Bwindi Impenetrable National Park

Three suspected poachers were once arrested over the brutal killing of a 12-year-old male mountain gorilla in Bwindi Impenetrable Forest National Park situated in south-western Uganda, on June 17. Four others are on the run. The healthy gorilla identified as Mizaano, was the only black back in the Habinyanja mountain gorilla family, was speared to death as he tried to fight the poachers’ hunting dogs. The poachers had reportedly laid traps in the forest, targeting antelopes, duikers and other edible animals, but the traps caught the male gorilla instead.

Mountain gorillas, the lifeline of Uganda’s tourism industry, were once listed under the critically endangered species by the IUCN. Uganda is home to half of the world’s remaining mountain gorillas hence attracting a big number of travellers for Uganda gorilla tours. Much of the total population is found in Bwindi which has over 32 gorilla families among which only 18 are habituated and available for gorilla trekking safaris in Uganda compared to Mgahinga Gorilla National Park Uganda which has only one habituated gorilla family. These mountain gorillas are threatened with encroachment on their habitat, low birth rates and zoonotic diseases.

Murchison Falls National Park

Murchison Falls National Park is a hugely important component of Uganda’s protected area network and the biggest of all measuring 5200 sq. km. In the 1960s Murchison Falls National Park Uganda was famed for its abundance of wildlife. At that time, elephant numbers in Uganda were over 30,000. Half of that population was found in Murchison Falls Park. From the early 1970s, elephants were hunted down with liberty by both security forces and raiding poachers for ivory, accounting for the decline in the elephant population by over 80%.

In the early 1990s, the government of Uganda was committed to conservation and protection of the remaining wildlife.

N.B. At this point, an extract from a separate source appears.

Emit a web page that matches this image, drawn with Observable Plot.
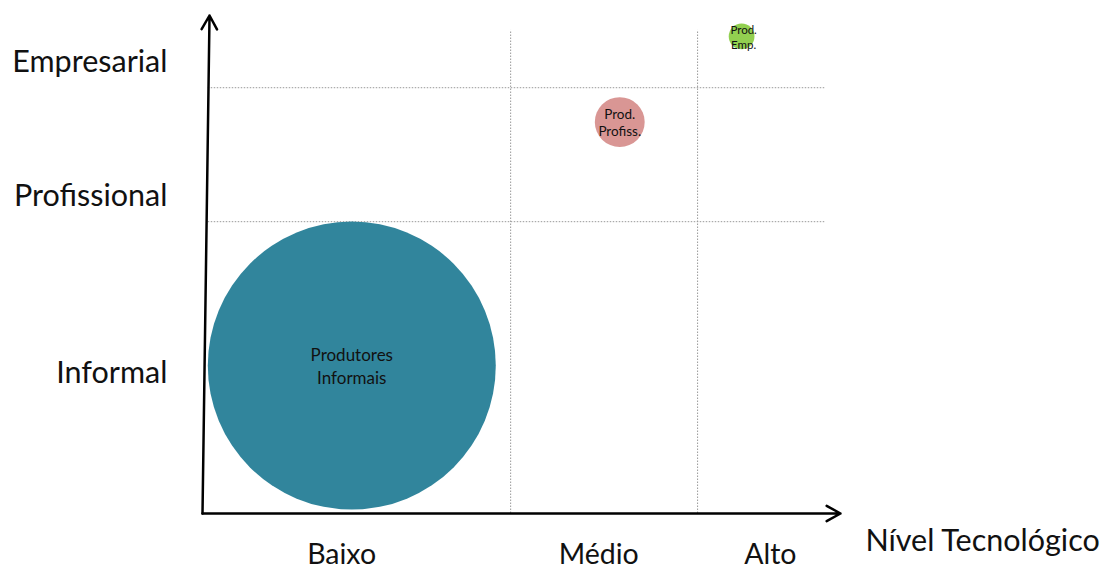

Counts in 1995 indicated a population of 200-350 for the entire protected area while the survey done in 1999 indicated an increase in elephants to 780. The population of elephants is now estimated at 904 in Murchison Falls National Park following the UWA count in 2010.

Although recovering, wildlife populations in Murchison Falls National Park remain a fraction of their former extent. As a result, an increase in poaching represents a major threat and must be met with swift and effective counteraction to prevent major setbacks in the species’ recovery.

Other parks under threat in Uganda include Kidepo Valley National Park, Queen Elizabeth National Park Uganda among the many.